SHORT EXERCISE: Starting with the first line below, extract each line through the one that contains "from matplotlib.legend_handler import", inclusive, excluding pictures.

GIVEN MATERIAL:
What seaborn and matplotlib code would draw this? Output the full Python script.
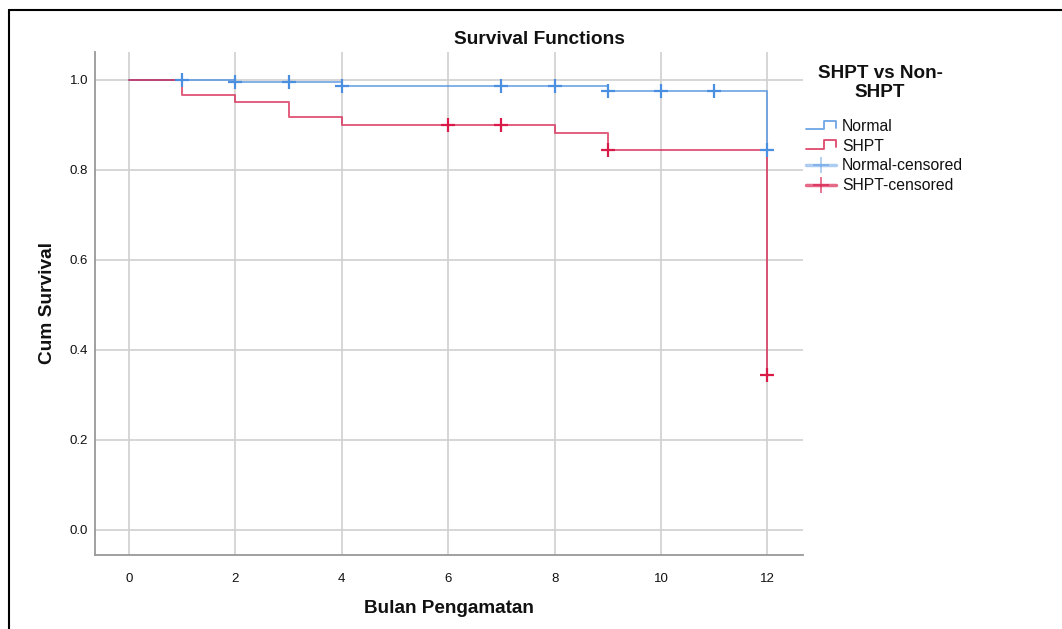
import matplotlib
matplotlib.use("Agg")
import matplotlib.pyplot as plt
import seaborn as sns
import pandas as pd
from matplotlib.lines import Line2D
from matplotlib.legend_handler import HandlerBase

# ==== DATA ====
normal_time = [0, 2, 4, 9, 12]
normal_surv = [1.0, 0.995, 0.986, 0.976, 0.844]
shpt_time = [0, 1, 2, 3, 4, 8, 9, 12]
shpt_surv = [1.0, 0.967, 0.950, 0.917, 0.900, 0.883, 0.845, 0.345]

normal_cens_time = [1, 2, 3, 4, 7, 8, 9, 10, 11, 12]
normal_cens_surv = [1.0, 0.995, 0.995, 0.986, 0.986, 0.986, 0.976, 0.976, 0.976, 0.844]
shpt_cens_time = [6, 7, 9, 12]
shpt_cens_surv = [0.900, 0.900, 0.845, 0.345]

groups = ["Normal", "SHPT"]
x_ticks = [0, 2, 4, 6, 8, 10, 12]
y_ticks = [0.0, 0.2, 0.4, 0.6, 0.8, 1.0]

blue = "#4a8fe0"
red = "#d81b48"
palette = {"Normal": blue, "SHPT": red}

steps = pd.concat([
    pd.DataFrame({"time": normal_time, "surv": normal_surv, "group": "Normal"}),
    pd.DataFrame({"time": shpt_time, "surv": shpt_surv, "group": "SHPT"}),
])
cens = pd.concat([
    pd.DataFrame({"time": normal_cens_time, "surv": normal_cens_surv, "group": "Normal"}),
    pd.DataFrame({"time": shpt_cens_time, "surv": shpt_cens_surv, "group": "SHPT"}),
])

# ==== STYLE ====
sns.set_style("white")
plt.rcParams["font.family"] = ["Liberation Sans", "DejaVu Sans"]

fig = plt.figure(figsize=(10.62, 6.29), dpi=100)
ax = fig.add_axes([95 / 1062, 1 - 555 / 629, (803 - 95) / 1062, (555 - 52) / 629])

sns.lineplot(data=steps, x="time", y="surv", hue="group", palette=palette,
             drawstyle="steps-post", linewidth=1.4, alpha=0.7, ax=ax,
             legend=False, estimator=None, sort=False)
for g in groups:
    sub = cens[cens["group"] == g]
    ax.scatter(sub["time"], sub["surv"], marker="+", s=90, linewidths=1.6,
               color=palette[g], zorder=5)

ax.set_xlim(-0.64, 12.67)
ax.set_ylim(-0.056, 1.062)
ax.set_xticks(x_ticks)
ax.set_yticks(y_ticks)
ax.set_yticklabels([f"{v:.1f}" for v in y_ticks])
ax.grid(True, color="#cfcfcf", linewidth=1.2)
ax.set_axisbelow(True)
ax.tick_params(length=0, labelsize=9.5, colors="#111111")
ax.tick_params(axis="x", pad=13)
ax.tick_params(axis="y", pad=5)
for s in ["top", "right"]:
    ax.spines[s].set_visible(False)
for s in ["left", "bottom"]:
    ax.spines[s].set_color("#999999")
    ax.spines[s].set_linewidth(1.3)

ax.set_xlabel("Bulan Pengamatan", fontsize=13.6, fontweight="bold", labelpad=11,
              color="#111111")
ax.set_ylabel("Cum Survival", fontsize=13.8, fontweight="bold", labelpad=10,
              color="#111111")
fig.text(539 / 1062, 1 - 39 / 629, "Survival Functions", fontsize=13.8,
         fontweight="bold", ha="center", va="center", color="#111111")


# ==== LEGEND ====
class StepHandler(HandlerBase):
    def create_artists(self, legend, orig, xd, yd, w, h, fs, trans):
        c = orig.get_color()
        xs = [xd, xd + 0.6 * w, xd + 0.6 * w, xd + w, xd + w]
        ys = [yd + 0.15 * h, yd + 0.15 * h, yd + 0.95 * h, yd + 0.95 * h, yd + 0.3 * h]
        ln = Line2D(xs, ys, color=c, linewidth=1.3, alpha=0.8, transform=trans)
        return [ln]


handles = [
    Line2D([], [], color=blue),
    Line2D([], [], color=red),
    Line2D([0], [0], color=blue, alpha=0.45, linewidth=2.5, marker="+",
           markersize=12, markeredgewidth=1.3),
    Line2D([0], [0], color=red, alpha=0.65, linewidth=2.5, marker="+",
           markersize=12, markeredgewidth=1.3),
]
labels = ["Normal", "SHPT", "Normal-censored", "SHPT-censored"]
fig.text(880 / 1062, 1 - 83 / 629, "SHPT vs Non-\nSHPT", fontsize=13.6,
         fontweight="bold", ha="center", va="center", multialignment="center",
         linespacing=1.08, color="#111111")
leg = fig.legend(handles, labels, loc="upper left",
                 bbox_to_anchor=(806 / 1062, 1 - 119 / 629),
                 frameon=False, fontsize=11.3, borderpad=0, borderaxespad=0,
                 handlelength=1.9, handletextpad=0.4, labelspacing=0.3,
                 handler_map={handles[0]: StepHandler(), handles[1]: StepHandler()})
for t in leg.get_texts():
    t.set_color("#111111")

# outer frame lines (top and left)
fig.add_artist(Line2D([9 / 1062, 9 / 1062], [0, 1 - 10 / 629], color="black",
                      linewidth=1.5, transform=fig.transFigure))
fig.add_artist(Line2D([9 / 1062, 1], [1 - 10 / 629, 1 - 10 / 629], color="black",
                      linewidth=1.5, transform=fig.transFigure))

fig.savefig("out.png", dpi=100)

WRITTEN SOLUTION:
What seaborn and matplotlib code would draw this? Output the full Python script.
import matplotlib
matplotlib.use("Agg")
import matplotlib.pyplot as plt
import seaborn as sns
import pandas as pd
from matplotlib.lines import Line2D
from matplotlib.legend_handler import HandlerBase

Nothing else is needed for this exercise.